On Tuesday, Columbus played an exaggerated version of Columbus hockey. Usually, the Blue Jackets are counterpunchers. They chase you around the length of the rink and, once you’ve started hitting back, turtle in their own zone.

This time they decided to play punching bag. For huge stretches of the game, Columbus appeared to be inventing a new sort of hockey where the object of the exercise is to possess the puck as little as possible.

Their crouch compacted to the point where it occasionally appeared that the Blue Jackets had six goalies rammed into the crease.

Depressingly, this approach nearly worked. For the first half of the game, Columbus goalie Joonas Korpisalo slid around the crease like an overstuffed sectional couch, stopping shots he had no business stopping.

However, the advantage in terms of the puck was such that even the Toronto Maple Leafs could not find a way to lose. The game ended 3-0. The best-of-five-game series is now tied at one apiece.

Afterward, head coach John Tortorella – the creator of this dreck, the man who robbed huge swaths of this country of a fun Tuesday night – provided Columbus’s only amusement value for the evening.

Before the first question had been finished, Tortorella was annoyed by it.

“You know what, guys? I’m not gonna break down the game at all. Toronto played a really good game. We sucked. But it doesn’t help our club right now to break it down with you guys.”

Complete answer to question #3: “Toronto is really good. We sucked.”

Complete answer to question #5: “Toronto is really good. We sucked.”
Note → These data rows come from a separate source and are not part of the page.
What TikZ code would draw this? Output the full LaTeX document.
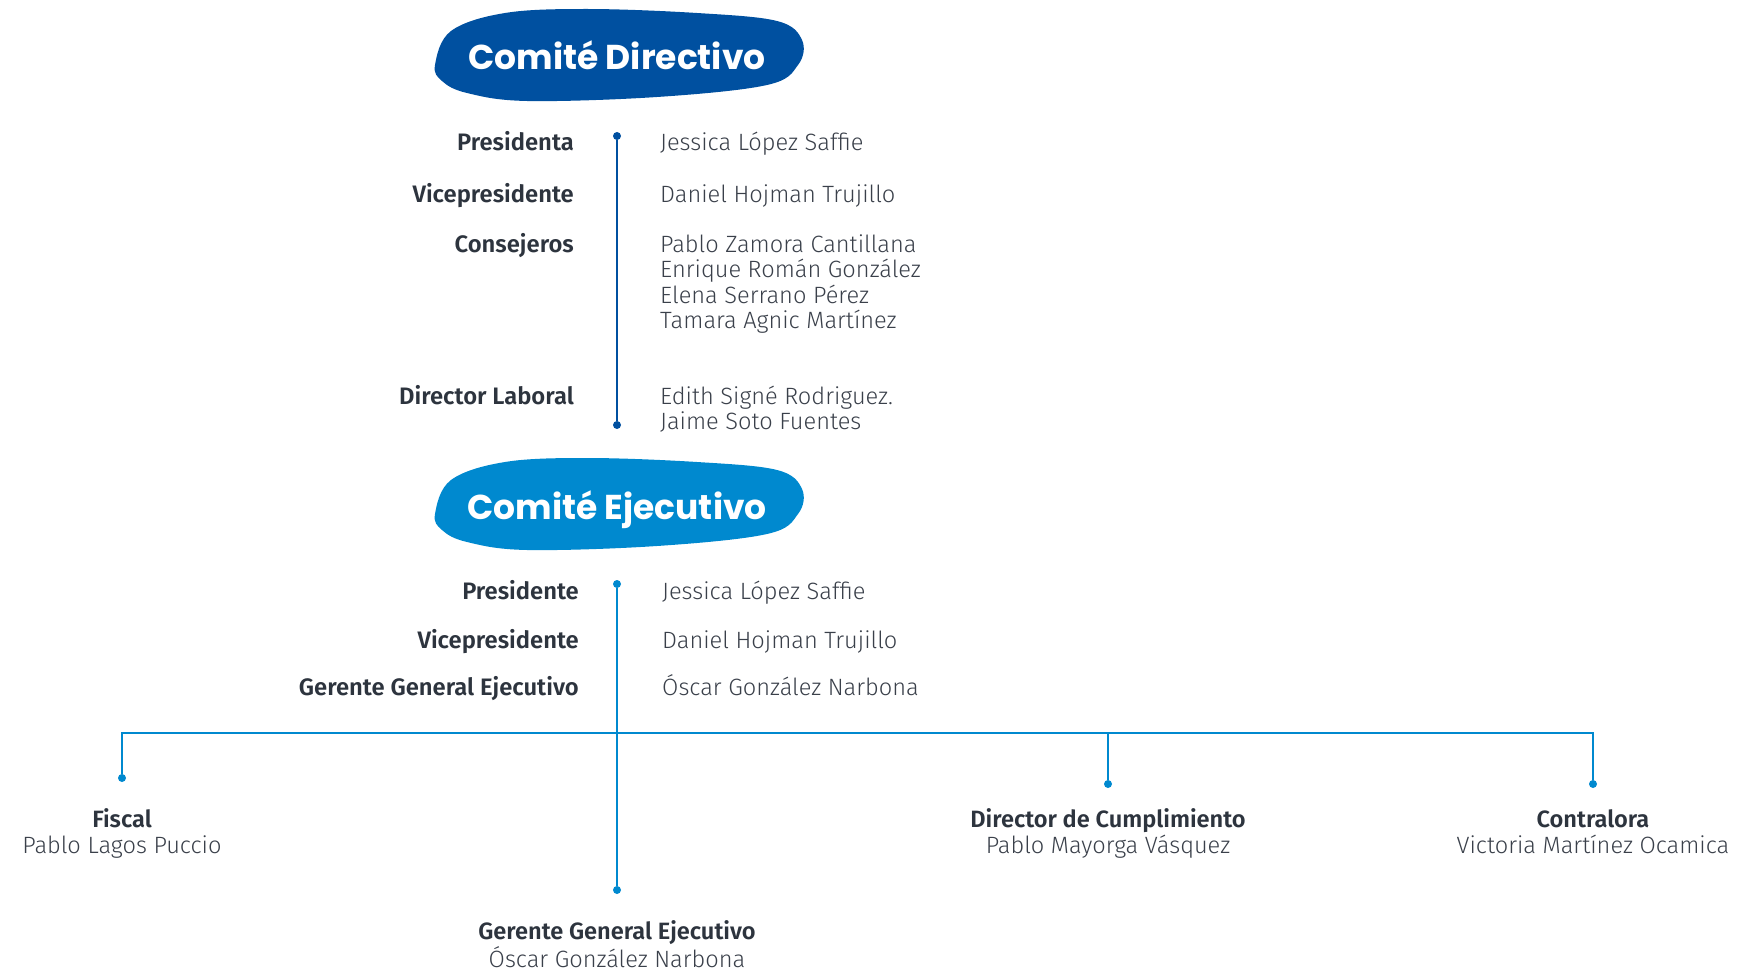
\documentclass[tikz,border=0pt]{standalone}
\usepackage{fontspec}
\setmainfont{Fira Sans}[UprightFont=* Light,BoldFont=* SemiBold]
\newfontfamily\headfont{Poppins}
\definecolor{cdblue}{RGB}{0,80,160}
\definecolor{ceblue}{RGB}{0,137,207}
\definecolor{roletext}{RGB}{45,52,62}
\definecolor{nametext}{RGB}{58,64,74}
\usetikzlibrary{positioning}

\begin{document}
\begin{tikzpicture}[x=1pt,y=-1pt,
  roletag/.style={anchor=base east,inner sep=0pt,text=roletext,
    font=\bfseries\fontsize{23.8}{25.5}\selectfont},
  person/.style={anchor=base west,align=left,inner sep=0pt,text=nametext,
    font=\fontsize{23.6}{25.5}\selectfont},
  postbox/.style={anchor=base,align=center,inner sep=0pt,text=nametext,
    font=\fontsize{23.6}{25.5}\selectfont},
  headtitle/.style={inner sep=0pt,text=white,font=\headfont\bfseries\fontsize{34.5}{34.5}\selectfont},
  enddot/.style={circle,fill,inner sep=0pt,minimum size=8pt},
  link/.style={line width=2.2pt}
]
  \useasboundingbox (0,0) rectangle (1738,971);
  % blob behind each committee title
  \def\blobshape{plot[smooth cycle,tension=0.6] coordinates {(-182,10) (-166,-24) (-112,-42)
    (-30,-46) (80,-42) (160,-34) (185,-15) (181,10) (150,30) (40,42) (-90,46) (-150,38) (-175,26)}}

  % Comite Directivo
  \coordinate (dirc) at (617,55);
  \fill[cdblue,shift={(dirc)}] \blobshape;
  \node[headtitle] (dirtitle) at (dirc) {Comité Directivo};

  \node[enddot,cdblue] (dtop) at (617,136) {};
  \node[enddot,cdblue] (dbot) at (617,425) {};
  \draw[link,cdblue] (dtop) -- (dbot);

  \node[roletag] (dpres) at (574,151) {Presidenta};
  \node[roletag] (dvice) at (574,202) {Vicepresidente};
  \node[roletag] (dcons) at (574,252) {Consejeros};
  \node[roletag] (dlab) at (574,404) {Director Laboral};

  % multi-line names sit on the baseline of their last line
  \node[person] (npres) at (660,151) {Jessica López Saffie};
  \node[person] (nvice) at (660,202) {Daniel Hojman Trujillo};
  \node[person] (ncons) at (660,328.5) {Pablo Zamora Cantillana\\Enrique Román González\\
    Elena Serrano Pérez\\Tamara Agnic Martínez};
  \node[person] (nlab) at (660,429.5) {Edith Signé Rodriguez.\\Jaime Soto Fuentes};

  % Comite Ejecutivo
  \coordinate (ejec) at (617,504);
  \fill[ceblue,shift={(ejec)}] \blobshape;
  \node[headtitle] (ejetitle) at (617,510) {Comité Ejecutivo};

  \node[roletag] (epres) at (579,599) {Presidente};
  \node[roletag] (evice) at (579,648) {Vicepresidente};
  \node[roletag] (eger) at (579,695) {Gerente General Ejecutivo};

  \node[person] (mpres) at (662,599) {Jessica López Saffie};
  \node[person] (mvice) at (662,648) {Daniel Hojman Trujillo};
  \node[person] (mger) at (662,695) {Óscar González Narbona};

  % branches under the executive committee
  \node[enddot,ceblue] (etop) at (617,584) {};
  \node[enddot,ceblue] (gdot) at (617,890) {};
  \node[enddot,ceblue] (fdot) at (122,778) {};
  \node[enddot,ceblue] (cumdot) at (1108,784) {};
  \node[enddot,ceblue] (condot) at (1593,784) {};
  \coordinate (hright) at (1593,733);

  \draw[link,ceblue] (etop) -- (gdot);
  \draw[link,ceblue] (fdot) |- (hright) -- (condot);
  \draw[link,ceblue] (cumdot) -- (cumdot |- hright);

  \node[postbox] (fiscal) at (122,853) {\textbf{\color{roletext}Fiscal}\\Pablo Lagos Puccio};
  \node[postbox] (cumpl) at (1108,853) {\textbf{\color{roletext}Director de Cumplimiento}\\Pablo Mayorga Vásquez};
  \node[postbox] (contra) at (1593,853) {\textbf{\color{roletext}Contralora}\\Victoria Martínez Ocamica};
  \node[postbox] (gerente) at (617,967) {\textbf{\color{roletext}Gerente General Ejecutivo}\\Óscar González Narbona};
\end{tikzpicture}
\end{document}
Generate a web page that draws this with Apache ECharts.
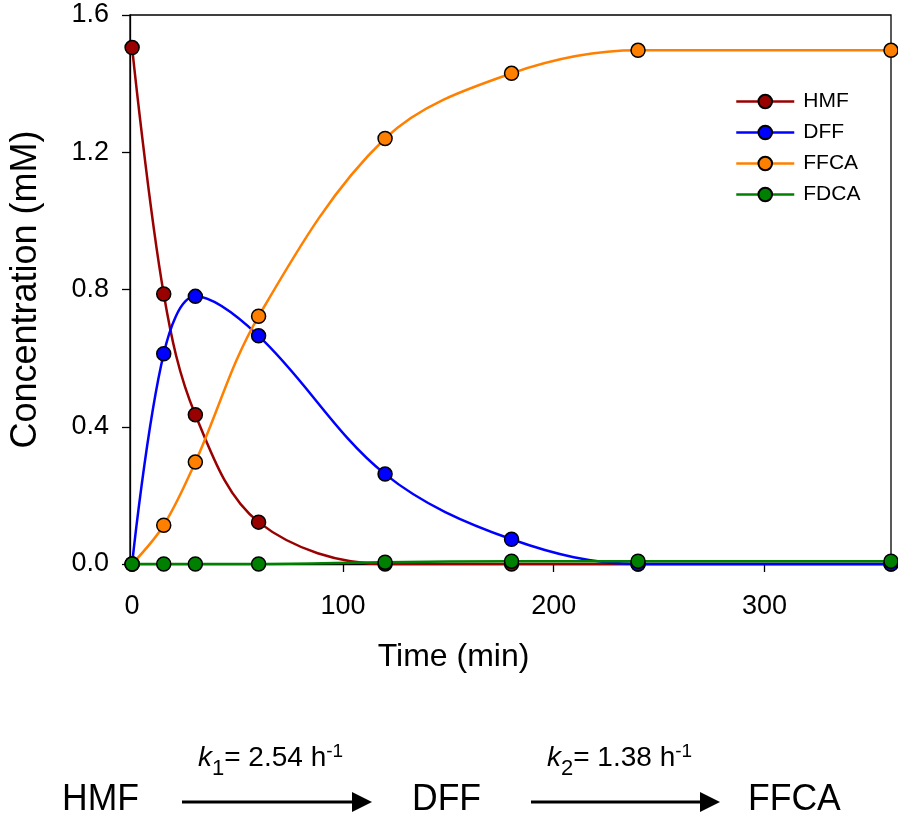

There was no sixth question.

Not so long ago, this no-market outfit was not even mildly interesting. Tortorella would come out each evening and perform his Crankiest Millionaire Alive routine. Some people found that charming. But no one cared about his team.

But after Columbus hammered Tampa in last season’s playoffs, Blue Jackets hockey got just a little bit sexy. Not much, but enough to be dangerous.

The NHL will always have a secret love for teams who play like the Blue Jackets because: a) they fit into the league’s nostalgic “man’s man” stereotypes; b) teams without identifiable stars are easier to manage; and c) it’s harder to look bad when you don’t try all that hard to be good.

You’d like to say none of this could work in a major market. That Edmonton or Montreal fans would not put up with a team that plays like it’s got hammers instead of sticks and is in the midst of barricading a house.

Under normal circumstances, they would not. Because people in those cities pay a fortune to watch live hockey, and they will stop doing that if they find themselves regularly blacking out from boredom during the second period.

But if Columbus continues to score high-profile, against-all-odds knockouts, some bright bulb is going to decide this is the new way to go: New Jersey Devils 2.0, minus the charisma.

That cannot be allowed.

Columbus may, of course, continue to play Tortorella’s turgid style. There is no law that says highly paid entertainers ought to entertain. There should be, but there isn’t.

After the comprehensive defeat, the Columbus players did not appear put out in any way. If anything, they seemed bored (boring being their organizational default). You know what they say in Ohio: Never too high and never too high.

Forward Nick Foligno blamed the loss on his team’s “compete level.” I guess if the Leafs had had 50 shots instead of 39, that would have given the Jackets a chance to throw themselves in front of even more pucks. That’s what they call a bravura performance.

“We can try and come back and play the right way,” Foligno said of Game 3.

You can say this for them – Columbus does play the right way for Columbus. Their defending – particularly that of Seth Jones, Zach Werenski and, for the moment, Korpisalo – is top of class. For the rest, you grudgingly admire their commitment to a way of doing things that looks so tedious.

For any NHL-calibre player, it must be frustrating to come to work each night knowing there will be no passes strung together, no odd-man rushes and no chance of making a TV highlight reel, even on a regional broadcast.

The Blue Jackets have taken a bunch of guys who at one point in their professional development were artists – otherwise, they would not be working at this level – and turned them into a bunch of house painters.

But while that may be good for this franchise in the short term, it is not good for hockey. If you showcase this bilge, it will encourage others. This creeping dread must be stopped here, in Toronto, where hockey stages all of its most important (contract) showdowns.

To their credit, the Leafs seem to understand that. That losing again, while not optimal, isn’t yet disastrous. But that losing to a team that should count itself lucky when it manages 20 shots on goal is the sort of thing no one will forget. Even here. Where everyone forgets everything all the time. Unless you are from Toronto, you should not root for the Leafs. That’s the price people here pay for low property taxes. It’s in the city bylaws. But there’s no reason you should do it.

But in this one instance, it is correct to give material comfort to an enemy and join in the fight against the Columbus way.

The Leafs don’t need your help. Hockey does.